2010 : HOW IS THE INTERNET CHANGING THE WAY YOU THINK?

max_tegmark's picture
Physicist, MIT; Researcher, Precision Cosmology; Scientific Director, Foundational Questions Institute; President, Future of Life Institute; Author, Life 3.0
BENEFACTION & DISTRACTION

I have a love-hate relationship with the Internet. With procrastination just a click away, and a seductive Siren song in the form of new-mail pings, I find it challenging to stay focused on a single subject long enough to have real impact. Maintaining the Zen-like focus that is so crucial for doing science was easier back when the newspaper and the mail came only once per day. Indeed, as a part of an abstinence-based rehab program, I now try to disconnect completely from the Internet while thinking, closing my mail program and Web browser for hours,  much to the chagrin of colleagues and friends who expect instant response. To get fresh and original ideas, I typically need to go even further, and completely turn off my computer.

On the other hand, the Internet gives me more time for such Internet-free thinking by eliminating second millennium style visits to libraries and stores. The Internet also lets me focus my thinking on the research frontier rather than on reinventing the wheel. Had the Internet existed in 1922 when Alexander Friedmann discovered the expanding universe model, Georges Lemaître wouldn't have had to rediscover it five years later.

The Internet gives me not only traditionally available information faster (and sometimes faster than I can retrieve it from memory), but also previously unavailable information. With some notable exceptions, I find that "the truth, nothing but the truth, but maybe not the whole truth" provides a useful rule of thumb for news reporting, and I usually find it both easy and amusing to piece together what actually happened by pretending that I just arrived from Mars, and comparing a spectrum of Web sites from Fox News to Al Jazeera.

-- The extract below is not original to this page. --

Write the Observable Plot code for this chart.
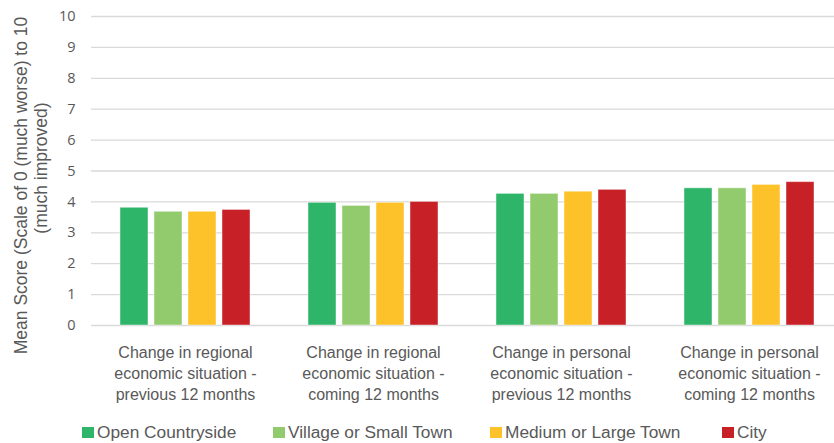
<!DOCTYPE html>
<html>
<head>
<meta charset="utf-8">
<script src="https://cdn.jsdelivr.net/npm/d3@7"></script>
<script src="https://cdn.jsdelivr.net/npm/@observablehq/plot@0.6"></script>
<style>
  html, body { margin: 0; padding: 0; background: #fff; }
  #wrap { width: 834px; height: 443px; position: relative; overflow: hidden; }
  #chart { width: 843px; }
  #legend { position: absolute; left: 0; top: 420px; width: 834px; height: 23px;
    font-family: "Liberation Sans", Arial, sans-serif; font-size: 17.3px; color: #595959; }
  .item { position: absolute; top: 2px; height: 20px; display: flex; align-items: center; white-space: nowrap; }
  .sw { width: 12px; height: 11px; margin-right: 3px; }
</style>
</head>
<body>
<div id="wrap">
  <div id="chart"></div>
  <div id="legend"></div>
</div>
<script>
const groups = [
  "Change in regional\neconomic situation -\nprevious 12 months",
  "Change in regional\neconomic situation -\ncoming 12 months",
  "Change in personal\neconomic situation -\nprevious 12 months",
  "Change in personal\neconomic situation -\ncoming 12 months"
];
const series = ["Open Countryside", "Village or Small Town", "Medium or Large Town", "City"];
const openCountryside = [3.81, 3.97, 4.26, 4.44];
const villageSmallTown = [3.68, 3.87, 4.26, 4.44];
const mediumLargeTown = [3.68, 3.97, 4.33, 4.55];
const city = [3.74, 4.00, 4.39, 4.64];
const colors = ["#2EB56A", "#92CB6E", "#FDC22A", "#C82027"];
const yTicks = [0, 1, 2, 3, 4, 5, 6, 7, 8, 9, 10];
const yLabelLines = ["Mean Score (Scale of 0 (much worse) to 10", "(much improved)"];

const valuesBySeries = [openCountryside, villageSmallTown, mediumLargeTown, city];
const data = [];
groups.forEach((g, i) => series.forEach((s, j) => data.push({group: g, series: s, value: valuesBySeries[j][i]})));

const sans = "'Liberation Sans', Arial, sans-serif";

const chart = Plot.plot({
  width: 843,
  height: 420,
  marginLeft: 90,
  marginRight: 0,
  marginTop: 16,
  marginBottom: 95,
  style: {fontFamily: "'Open Sans', sans-serif", fontSize: "14.5px", color: "#595959", background: "#fff", overflow: "visible"},
  fx: {domain: groups, padding: 0, axis: null, label: null},
  x: {domain: series, paddingInner: 0.184, paddingOuter: 0.834, axis: null, label: null},
  y: {domain: [0, 10], ticks: yTicks, tickSize: 0, tickPadding: 16, label: null},
  color: {domain: series, range: colors},
  marks: [
    Plot.ruleY(yTicks, {stroke: "#d9d9d9", strokeWidth: 1.3}),
    Plot.barY(data, {fx: "group", x: "series", y: "value", fill: "series", stroke: "#ffffff", strokeOpacity: 0.45, strokeWidth: 1}),
    Plot.text(groups, {fx: d => d, text: d => d, frameAnchor: "bottom", lineAnchor: "top", dy: 17,
      lineHeight: 1.33, fontSize: 16, fontFamily: sans, fill: "#595959"}),
    Plot.text([yLabelLines[0]], {fx: () => groups[0], text: d => d, frameAnchor: "left", textAnchor: "middle", dx: -70, dy: 14.5,
      rotate: -90, fontSize: 17.5, fontFamily: sans, fill: "#595959"}),
    Plot.text([yLabelLines[1]], {fx: () => groups[0], text: d => d, frameAnchor: "left", textAnchor: "middle", dx: -50, dy: -3,
      rotate: -90, fontSize: 17.5, fontFamily: sans, fill: "#595959"})
  ]
});
document.getElementById("chart").appendChild(chart);

const legendLefts = [82, 273, 490, 722];
const legend = document.getElementById("legend");
series.forEach((s, i) => {
  const it = document.createElement("div");
  it.className = "item";
  it.style.left = legendLefts[i] + "px";
  const sw = document.createElement("span");
  sw.className = "sw";
  sw.style.background = colors[i];
  const t = document.createElement("span");
  t.textContent = s;
  it.appendChild(sw); it.appendChild(t);
  legend.appendChild(it);
});
</script>
</body>
</html>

The Internet also affects my thinking by leaving me thinking about the Internet. What will it do to us? On the flip side, as the master of distraction, it seems to be further reducing our collective attention span from the depths to which television had brought it. Important issues fade from focus fast, and while many of humanity's challenges get more complicated, society's ability to pay attention to complex arguments dwindles. Sound bites and attack ads work well when the world has attention deficit disorder.

On the other hand, the ubiquity of information is clearly having positive impact in areas ranging from science and education to economic development. I think the essence of science is to think for oneself and question authority. I therefore delight in the fact that the Internet makes it harder to restrict information and block the truth. Once the cat is out of the bag and in the cloud, that's it. Today it's hard even for Iran and China to prevent information dissemination. Soviet-style restrictions on copying machines sound quaint today, and the only currently reliable censorship is not to allow the Internet at all, like in North Korea.

Love it or hate it, but free information will transform the world. Oft-discussed examples range from third world education to terrorist technology. As another example, suppose someone discovers and posts online a safe low-tech chemical process for mass-producing all-synthetic cocaine, THC or heroin from cheap and readily available chemicals, much like methamphetamine manufacturing today except safer and cheaper. This would trigger domestic drug production in industrialized countries that no government could stop, in turn slashing prices and potentially devastating both the revenue and the power of Colombian and Mexican drug cartels as well as the Taliban.